Short exercise -> From the listing below, extract each line containing the string "matplotlib".

Data block ->
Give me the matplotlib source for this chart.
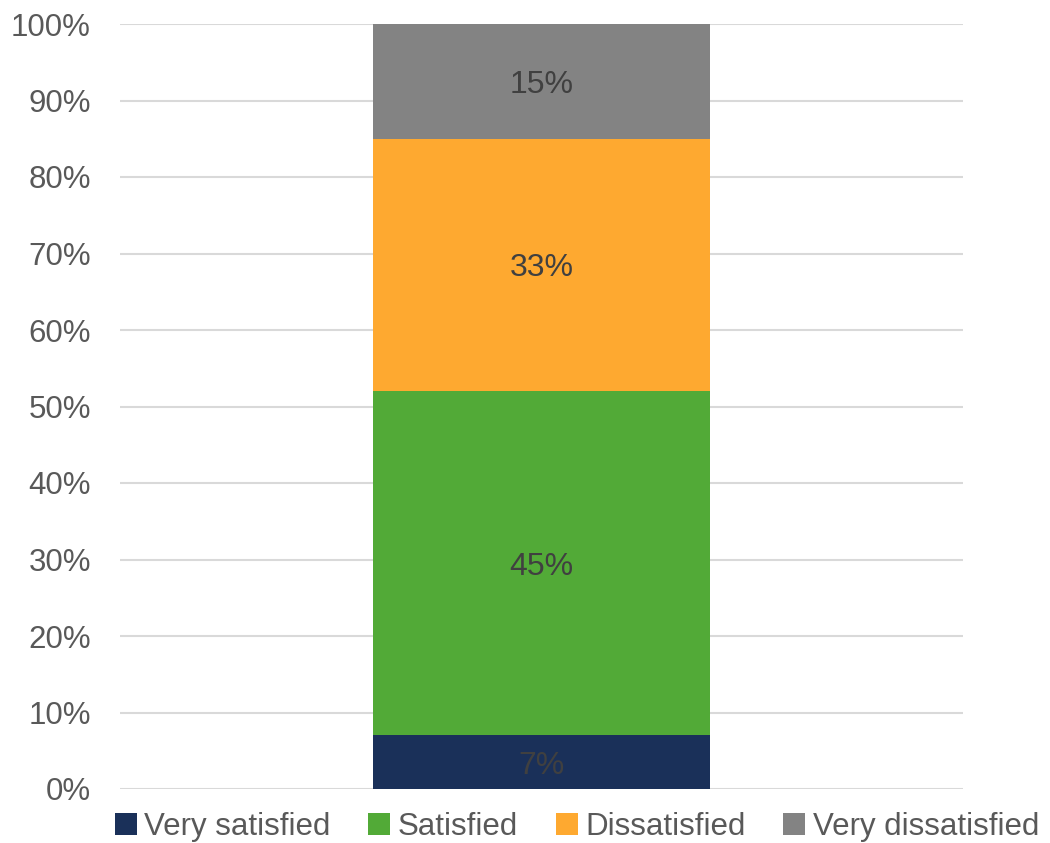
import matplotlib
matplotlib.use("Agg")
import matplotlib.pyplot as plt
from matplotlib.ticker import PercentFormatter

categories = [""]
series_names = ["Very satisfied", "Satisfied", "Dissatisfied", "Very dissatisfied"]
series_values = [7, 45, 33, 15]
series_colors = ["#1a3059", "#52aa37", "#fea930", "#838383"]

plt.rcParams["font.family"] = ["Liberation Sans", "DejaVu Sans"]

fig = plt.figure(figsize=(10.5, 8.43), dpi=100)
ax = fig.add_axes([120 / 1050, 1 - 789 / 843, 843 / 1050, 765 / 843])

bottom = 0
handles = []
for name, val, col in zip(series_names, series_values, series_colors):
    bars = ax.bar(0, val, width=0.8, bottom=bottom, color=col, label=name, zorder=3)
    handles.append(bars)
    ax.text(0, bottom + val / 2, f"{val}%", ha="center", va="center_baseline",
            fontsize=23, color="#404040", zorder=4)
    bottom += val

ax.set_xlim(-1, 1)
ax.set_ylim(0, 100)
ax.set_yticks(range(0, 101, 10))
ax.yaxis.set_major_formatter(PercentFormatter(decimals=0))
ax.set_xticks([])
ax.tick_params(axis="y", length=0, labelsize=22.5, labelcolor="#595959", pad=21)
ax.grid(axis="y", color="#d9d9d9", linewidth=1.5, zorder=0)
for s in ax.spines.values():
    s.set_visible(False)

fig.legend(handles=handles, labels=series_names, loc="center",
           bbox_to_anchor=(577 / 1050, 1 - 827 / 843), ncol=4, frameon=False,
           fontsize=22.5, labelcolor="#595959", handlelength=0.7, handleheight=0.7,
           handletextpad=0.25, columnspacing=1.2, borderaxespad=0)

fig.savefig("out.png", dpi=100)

Written response ->
Give me the matplotlib source for this chart.
import matplotlib
matplotlib.use("Agg")
import matplotlib.pyplot as plt
from matplotlib.ticker import PercentFormatter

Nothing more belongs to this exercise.